We had an interesting and long conversation yesterday on the boulder whatsapp chat (apologies to those who sat through my endless messages) which I wanted to preserve here. The question started off being largely about where the best place to aim your reserve throw should be to minimize the chances of reserve entanglement.
Short answer: Throw the reserve as hard as you possibly can towards and slightly above the horizon WITH the G-forces. In an autorotation this direction will be more towards your feet. In a flat spin or stall, it will be off to your side. NEVER throw it at the ground or in the direction that your lines run towards your canopy ( which is towards the G forces)
Here’s my analysis:
First, it is important to understand the distinction between a spiral and a SAT. The most important difference is that a spiral rotates about an axis “above” the canopy, and a SAT rotates about an axis somewhere between the canopy and the pilot. See below, where in each case the glider rotates about an axis coming perpendicular out of the screen at the blue bullseye. The glider and lines sweep an area outlined in red as it descends vertically (into the screen). This “keep out” area is a huge risk to reserve entanglement, so the goal is to get the reserve outside of it as quickly as possible, reaching line stretch and deploying before something can foul it
Note that what makes a SAT particularly dangerous is that you are inside of the keep out zone and the reserve has to make it outside before something catches it.

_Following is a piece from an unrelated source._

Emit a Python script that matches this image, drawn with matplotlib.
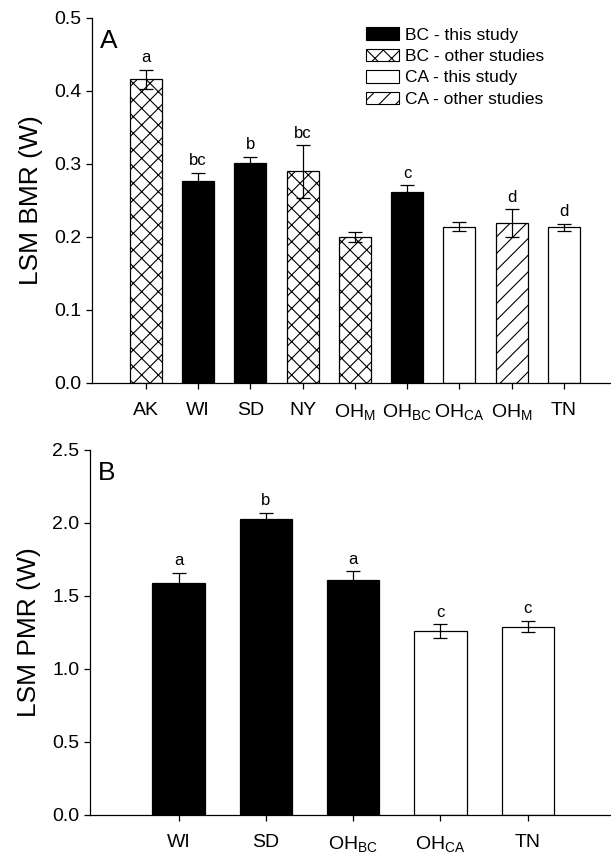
import matplotlib
matplotlib.use("Agg")
import matplotlib.pyplot as plt
from matplotlib.patches import Patch

plt.rcParams['font.family'] = ['Liberation Sans', 'DejaVu Sans']
plt.rcParams['hatch.linewidth'] = 0.8
plt.rcParams['hatch.color'] = 'black'

# Panel A data
a_labels = ['AK', 'WI', 'SD', 'NY', r'OH$_{\mathregular{M}}$', r'OH$_{\mathregular{BC}}$',
            r'OH$_{\mathregular{CA}}$', r'OH$_{\mathregular{M}}$', 'TN']
a_values = [0.416, 0.277, 0.302, 0.290, 0.200, 0.261, 0.214, 0.219, 0.213]
a_errors = [0.013, 0.011, 0.008, 0.036, 0.007, 0.010, 0.006, 0.019, 0.005]
a_groups = ['bco', 'bct', 'bct', 'bco', 'bco', 'bct', 'cat', 'cao', 'cat']
a_letters = ['a', 'bc', 'b', 'bc', '', 'c', '', 'd', 'd']

# Panel B data
b_labels = ['WI', 'SD', r'OH$_{\mathregular{BC}}$', r'OH$_{\mathregular{CA}}$', 'TN']
b_values = [1.59, 2.03, 1.61, 1.26, 1.29]
b_errors = [0.07, 0.04, 0.06, 0.047, 0.04]
b_groups = ['bct', 'bct', 'bct', 'cat', 'cat']
b_letters = ['a', 'b', 'a', 'c', 'c']

styles = {
    'bct': dict(facecolor='black', hatch=None),
    'bco': dict(facecolor='white', hatch='xx'),
    'cat': dict(facecolor='white', hatch=None),
    'cao': dict(facecolor='white', hatch='//'),
}
legend_names = [('bct', 'BC - this study'), ('bco', 'BC - other studies'),
                ('cat', 'CA - this study'), ('cao', 'CA - other studies')]

fig = plt.figure(figsize=(6.11, 8.56), dpi=100)
axA = fig.add_axes([0.1506, 0.5526, 0.8494, 0.4264])
axB = fig.add_axes([0.1473, 0.0479, 0.8527, 0.4264])


def draw(ax, labels, values, errors, groups, letters, width, off):
    x = list(range(len(values)))
    for xi, v, g in zip(x, values, groups):
        st = styles[g]
        ax.bar(xi, v, width=width, facecolor=st['facecolor'], edgecolor='black',
               linewidth=0.9, hatch=st['hatch'], zorder=2)
    ax.errorbar(x, values, yerr=errors, fmt='none', ecolor='black', elinewidth=0.9,
                capsize=5, capthick=0.9, zorder=3)
    for xi, v, e, t in zip(x, values, errors, letters):
        if t:
            ax.text(xi, v + e + off, t, ha='center', va='bottom', fontsize=12)
    ax.set_xticks(x)
    ax.set_xticklabels(labels, fontsize=14)
    for s in ['top', 'right']:
        ax.spines[s].set_visible(False)
    for s in ['left', 'bottom']:
        ax.spines[s].set_linewidth(0.9)
    ax.tick_params(axis='both', direction='out', length=4, width=0.9, labelsize=14)
    ax.tick_params(axis='x', pad=10)


draw(axA, a_labels, a_values, a_errors, a_groups, a_letters, 0.61, 0.006)
axA.set_xlim(-1.03, 8.9)
axA.set_ylim(0, 0.5)
axA.set_yticks([0.0, 0.1, 0.2, 0.3, 0.4, 0.5])
axA.set_yticklabels(['0.0', '0.1', '0.2', '0.3', '0.4', '0.5'])
axA.set_ylabel('LSM BMR (W)', fontsize=19, labelpad=8)
axA.text(0.015, 0.97, 'A', transform=axA.transAxes, fontsize=19, va='top', ha='left')
handles = [Patch(facecolor=styles[k]['facecolor'], edgecolor='black', linewidth=0.8,
                 hatch=styles[k]['hatch'], label=n) for k, n in legend_names]
axA.legend(handles=handles, loc='upper left', bbox_to_anchor=(0.527, 0.975),
           frameon=False, fontsize=12.5, handlelength=1.95, handleheight=0.75,
           handletextpad=0.3, labelspacing=0.35, borderaxespad=0, borderpad=0)

draw(axB, b_labels, b_values, b_errors, b_groups, b_letters, 0.60, 0.03)
axB.set_xlim(-1.014, 4.954)
axB.set_ylim(0, 2.5)
axB.set_yticks([0.0, 0.5, 1.0, 1.5, 2.0, 2.5])
axB.set_yticklabels(['0.0', '0.5', '1.0', '1.5', '2.0', '2.5'])
axB.set_ylabel('LSM PMR (W)', fontsize=19, labelpad=8)
axB.text(0.015, 0.97, 'B', transform=axB.transAxes, fontsize=19, va='top', ha='left')

fig.savefig('out.png', dpi=100)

In a spiral, you are outside in “clean” air so a successful deployment is much more likely.
In a spiral, the decision is easy. You throw to the outside of the spiral and the g forces carry the reserve into clean air. If the G forces are high your throw almost doesnt matter, it will deploy very rapidly.

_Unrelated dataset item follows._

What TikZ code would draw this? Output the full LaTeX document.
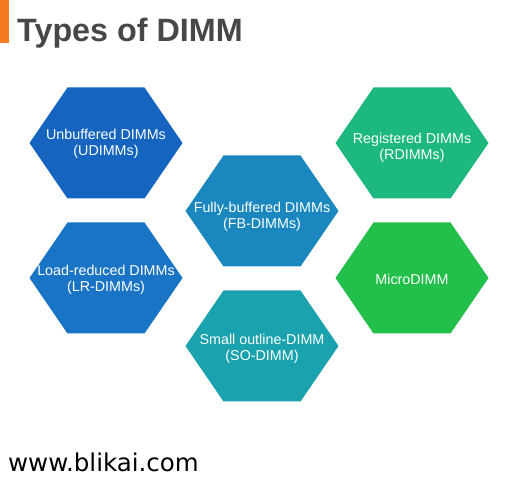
\documentclass[tikz,border=0pt]{standalone}
\usepackage{fontspec}
\setmainfont{Liberation Sans}
\newfontfamily\footfont{DejaVu Sans}
\definecolor{cUD}{HTML}{1565C0}
\definecolor{cLR}{HTML}{1A74C6}
\definecolor{cFB}{HTML}{1A88BF}
\definecolor{cSO}{HTML}{1AA3AE}
\definecolor{cRD}{HTML}{1DB87E}
\definecolor{cMI}{HTML}{22C04A}
\definecolor{titlegray}{HTML}{474747}
\definecolor{barorange}{HTML}{F47B20}
\tikzset{
  hexlabel/.style={text=white, font=\fontsize{14.3}{15.5}\selectfont, align=center, inner sep=0pt},
}
\begin{document}
\begin{tikzpicture}[x=1pt,y=-1pt]
\useasboundingbox (0,0) rectangle (520,478);
\fill[white] (0,0) rectangle (520,478);
\fill[barorange] (0,0) rectangle (9,43);
\node[anchor=base west, inner sep=0pt, text=titlegray, font=\bfseries\fontsize{32.3}{36}\selectfont] (title) at (17,42) {Types of DIMM};

\fill[cUD] (106-76.5,143) -- (106-38.5,143-55.5) -- (106+38.5,143-55.5) -- (106+76.5,143) -- (106+38.5,143+55.5) -- (106-38.5,143+55.5) -- cycle;
\node[hexlabel] (ud) at (106,144) {Unbuffered DIMMs\\(UDIMMs)};

\fill[cRD] (412-76.5,143) -- (412-38.5,143-55.5) -- (412+38.5,143-55.5) -- (412+76.5,143) -- (412+38.5,143+55.5) -- (412-38.5,143+55.5) -- cycle;
\node[hexlabel] (rd) at (412,148) {Registered DIMMs\\(RDIMMs)};

\fill[cFB] (262-76.5,211) -- (262-38.5,211-55.5) -- (262+38.5,211-55.5) -- (262+76.5,211) -- (262+38.5,211+55.5) -- (262-38.5,211+55.5) -- cycle;
\node[hexlabel] (fb) at (262,217) {Fully-buffered DIMMs\\(FB-DIMMs)};

\fill[cLR] (106-76.5,278) -- (106-38.5,278-55.5) -- (106+38.5,278-55.5) -- (106+76.5,278) -- (106+38.5,278+55.5) -- (106-38.5,278+55.5) -- cycle;
\node[hexlabel] (lr) at (106,280) {Load-reduced DIMMs\\(LR-DIMMs)};

\fill[cMI] (412-76.5,278) -- (412-38.5,278-55.5) -- (412+38.5,278-55.5) -- (412+76.5,278) -- (412+38.5,278+55.5) -- (412-38.5,278+55.5) -- cycle;
\node[hexlabel] (mi) at (412,279) {MicroDIMM};

\fill[cSO] (262-76.5,346) -- (262-38.5,346-55.5) -- (262+38.5,346-55.5) -- (262+76.5,346) -- (262+38.5,346+55.5) -- (262-38.5,346+55.5) -- cycle;
\node[hexlabel] (so) at (262,349) {Small outline-DIMM\\(SO-DIMM)};

\node[anchor=base west, inner sep=0pt, text=black, font=\footfont\fontsize{24.5}{28}\selectfont] (foot) at (8,472) {www.blikai.com};
\end{tikzpicture}
\end{document}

In a sat, the conventional wisdom is to “throw at the trialing edge of the glider”, the rationale being that the glider will not be there by the time the reserve arrives. What is wrong about this advice is that (1) in doing so you are throwing against the G forces and (2), your body is accelerating into this direction, which puts slack into the reserve bridle and delays the opening, and (3) the reserve must traverse a longer path through the keep out zone, increasing the risk of entanglement. In the event of a weak throw, the wing will make it all the way around and catch the reserve anyway before it clears the keep out zone.
Bad SAT throw
In contrast, if you throw in the “same” direction as a spiral, the G forces work in your favor to stretch the bridle out and get the reserve open. Yes, the glider will be “closer” to the reserve, but it doesnt matter if the reserve is already at line stretch and opening. Plus in a good throw, it will be outside of the keep out area.
Good SAT throw
The tricky party is identifying the right location. In a high stress situation it is exceedingly difficult to process visual information, so its best to have a simple plan that you can execute reliably. Whenever the g forces are high, your feet will be pointing roughly towards the horizon, so the throw direction is generally towards your feet. In a slower speed malfunction such as a stall or spin, the g forces are lower and the correct direction to throw relative to your body is sideways. In both cases the reserve still goes out towards the horizon, away from the vertical keep out column.